Действительно, Гурвич анализирует не дословное содержание опубликованных работ немецкого философа – основной упор он делает на поиск тенденций мысли Фихте, используя при этом материалы рукописных архивов немецкого философа[263]. Замысел работы Гурвича состоял в демонстрации того, что основные принципы этической системы Фихте уже сформулированы в рукописях мыслителя. Опубликованные после смерти Фихте, эти рукописи были отредактированы его сыном, вследствие чего претерпели в некоторых местах существенные изменения[264]. Поэтому неудивительно, что ряд выводов, высказанных Гурвичем в работе 1924 г. и основанных на изначальных рукописях немецкого мыслителя, оказались противоречащими обычным представлениям о философии Фихте, которые были сформулированы исследователями, ориентирующимися на опубликованные трактаты немецкого философа[265].
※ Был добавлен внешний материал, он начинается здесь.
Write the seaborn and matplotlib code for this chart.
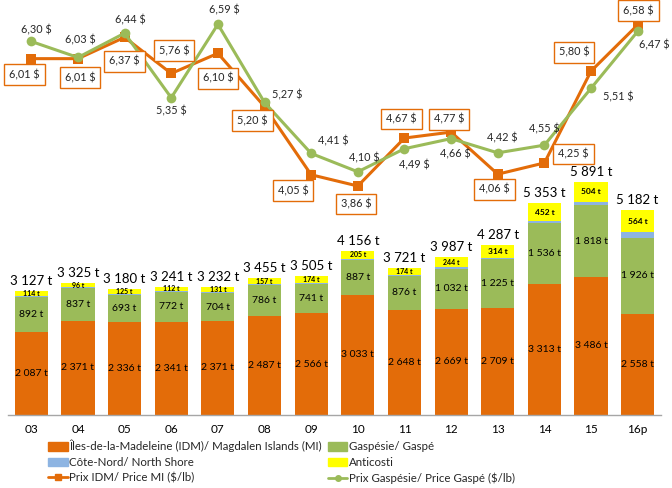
import numpy as np
import pandas as pd
import matplotlib
matplotlib.use("Agg")
import matplotlib.pyplot as plt
import seaborn as sns
from matplotlib.patches import Patch
from matplotlib.lines import Line2D

# ---------------- data ----------------
years = ["03", "04", "05", "06", "07", "08", "09", "10", "11", "12", "13", "14", "15", "16p"]
idm = [2087, 2371, 2336, 2341, 2371, 2487, 2566, 3033, 2648, 2669, 2709, 3313, 3486, 2558]
gaspe = [892, 837, 693, 772, 704, 786, 741, 887, 876, 1032, 1225, 1536, 1818, 1926]
cote_nord = [34, 21, 26, 16, 26, 25, 24, 31, 23, 42, 39, 52, 83, 134]
anticosti = [114, 96, 125, 112, 131, 157, 174, 205, 174, 244, 314, 452, 504, 564]
totals = [3127, 3325, 3180, 3241, 3232, 3455, 3505, 4156, 3721, 3987, 4287, 5353, 5891, 5182]
price_idm = [6.01, 6.01, 6.37, 5.76, 6.10, 5.20, 4.05, 3.86, 4.67, 4.77, 4.06, 4.25, 5.80, 6.58]
price_gaspe = [6.30, 6.03, 6.44, 5.35, 6.59, 5.27, 4.41, 4.10, 4.49, 4.66, 4.42, 4.55, 5.51, 6.47]

series_names = ["Îles-de-la-Madeleine (IDM)/ Magdalen Islands (MI)", "Gaspésie/ Gaspé",
                "Côte-Nord/ North Shore", "Anticosti"]
line_names = ["Prix IDM/ Price MI ($/lb)", "Prix Gaspésie/ Price Gaspé ($/lb)"]

# label offsets (pixels) for price labels
off_idm = [(-7, -16), (2, -19), (0, -24), (3, 23), (0, -25), (-12, -14), (-18, -16),
           (-2, -18), (-3, 19), (-2, 13), (-3, -15), (29, 9), (-17, 19), (1, 14)]
off_gaspe = [(5, 12), (2, 18), (6, 13), (0, -13), (6, 14), (23, 8), (22, 13),
             (6, 14), (10, -16), (4, -15), (5, 15), (0, 16), (27, -9), (17, -13)]

ORANGE = "#E36C09"
GREEN = "#9BBB59"
BLUE = "#8DB4E2"
YELLOW = "#FFFF00"

sns.set_theme(style="white")
plt.rcParams["font.family"] = ["Lato", "DejaVu Sans"]

df = pd.DataFrame({"year": years, "idm": idm, "gaspe": gaspe,
                   "cote": cote_nord, "anti": anticosti})
df["c1"] = df["idm"]
df["c2"] = df["c1"] + df["gaspe"]
df["c3"] = df["c2"] + df["cote"]
df["c4"] = df["c3"] + df["anti"]

fig = plt.figure(figsize=(6.72, 4.88), dpi=100)
ax = fig.add_axes([8 / 672, 73.3 / 488, 653 / 672, 414.7 / 488])

W = 0.71
for col, colr in [("c4", YELLOW), ("c3", BLUE), ("c2", GREEN), ("c1", ORANGE)]:
    sns.barplot(data=df, x="year", y=col, color=colr, width=W, saturation=1,
                errorbar=None, ax=ax, linewidth=0)

ax.set_ylim(0, 10500)
ax.set_xlim(-0.5, 13.5)
ax.set_xlabel("")
ax.set_ylabel("")
ax.set_yticks([])
for s in ["top", "left", "right"]:
    ax.spines[s].set_visible(False)
ax.spines["bottom"].set_color("#A6A6A6")
ax.spines["bottom"].set_linewidth(1)
ax.set_xticks(range(len(years)))
ax.set_xticklabels(years, fontsize=8.5, color="#000000")
ax.set_xticks(np.arange(-0.5, 14, 1), minor=True)
ax.tick_params(axis="x", which="major", length=0, pad=7)
ax.tick_params(axis="x", which="minor", length=5, color="#A6A6A6", direction="out", width=1)

# segment labels
def fmt_t(v):
    return f"{v:,}".replace(",", " ") + " t"

for i in range(len(years)):
    ax.text(i, idm[i] / 2, fmt_t(idm[i]), ha="center", va="center", fontsize=7.5, color="black")
    ax.text(i, idm[i] + gaspe[i] / 2, fmt_t(gaspe[i]), ha="center", va="center",
            fontsize=7.5, color="black")
    ytop = idm[i] + gaspe[i] + cote_nord[i]
    ax.text(i, ytop + anticosti[i] / 2, fmt_t(anticosti[i]), ha="center", va="center",
            fontsize=5 if anticosti[i] < 300 else 6, fontweight="bold", color="black")
    ax.annotate(fmt_t(totals[i]), xy=(i, totals[i]), xytext=(0, 4), textcoords="offset pixels",
                ha="center", va="bottom", fontsize=9.5, color="black")

# price lines
ax2 = ax.twinx()
x = np.arange(len(years))
sns.lineplot(x=x, y=price_idm, color=ORANGE, lw=2.2, marker="s", markersize=7,
             markeredgewidth=0, ax=ax2)
sns.lineplot(x=x, y=price_gaspe, color=GREEN, lw=2.2, marker="o", markersize=7,
             markeredgewidth=0, ax=ax2)
ax2.set_ylim(0, 7.0)
ax2.set_yticks([])
for s in ax2.spines.values():
    s.set_visible(False)

def fmt_p(v):
    return f"{v:.2f}".replace(".", ",") + " $"

for i in range(len(years)):
    ax2.annotate(fmt_p(price_idm[i]), xy=(i, price_idm[i]), xytext=off_idm[i],
                 textcoords="offset pixels", ha="center", va="center", fontsize=7.8,
                 bbox=dict(boxstyle="square,pad=0.45", fc="white", ec=ORANGE, lw=1))
    ax2.annotate(fmt_p(price_gaspe[i]), xy=(i, price_gaspe[i]), xytext=off_gaspe[i],
                 textcoords="offset pixels", ha="center", va="center", fontsize=7.8)

handles = [Patch(color=ORANGE), Patch(color=BLUE),
           Line2D([], [], color=ORANGE, lw=2, marker="s", markersize=4),
           Patch(color=GREEN), Patch(color=YELLOW),
           Line2D([], [], color=GREEN, lw=2, marker="o", markersize=4)]
labels = [series_names[0], series_names[2], line_names[0],
          series_names[1], series_names[3], line_names[1]]
fig.legend(handles, labels, loc="upper left", bbox_to_anchor=(48 / 672, 1 - 440 / 488),
           ncol=2, frameon=False, fontsize=8.3, handlelength=1.7, handleheight=0.7,
           handletextpad=0.15, labelspacing=0.38, columnspacing=0.5, borderpad=0,
           borderaxespad=0)

fig.savefig("out.png", dpi=100)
В связи с этим Н. О. Лосский отмечает, что Гурвичу не удалось «достичь идеал-реализма» и поэтому он «впадает в алогический реализм, могущий легко перейти в пантеизм»[266], формулируя свои собственные принципы, положительными моментами которых, по мнению критика, были «установление понятия индивидуальности, критика примата практического разума»[267]. Критические ремарки двух знаменитых русских философов вполне объяснимы в рамках той философской дискуссии, которая была подспудно заложена в работе Гурвича о Фихте. Сам Гурвич рассматривал эту работу в ракурсе борьбы против «опасностей мистицизма, свойственных интуитивистской философии двух русских мыслителей – Лосского и Франка – и лежащим в основе этой философии идеям славянофилов, которые, в свою очередь, коренятся в религиозной философии православия»[268], и как попытку «достичь синтеза между интуицией и диалектикой»[269]. В то же время мыслитель указывал на идеи этих двух русских философов как на ценнейшее дополнение к развитию европейской философской мысли, позволяющее компенсировать картезианские мотивы за счет теории иррационального и за счет основанной на интуитивизме эпистемологии[270]. Очевидно, что спор шел не только и не столько об этических идеях Фихте, сколько о мировоззренческих установках русского философского дискурса в целом[271].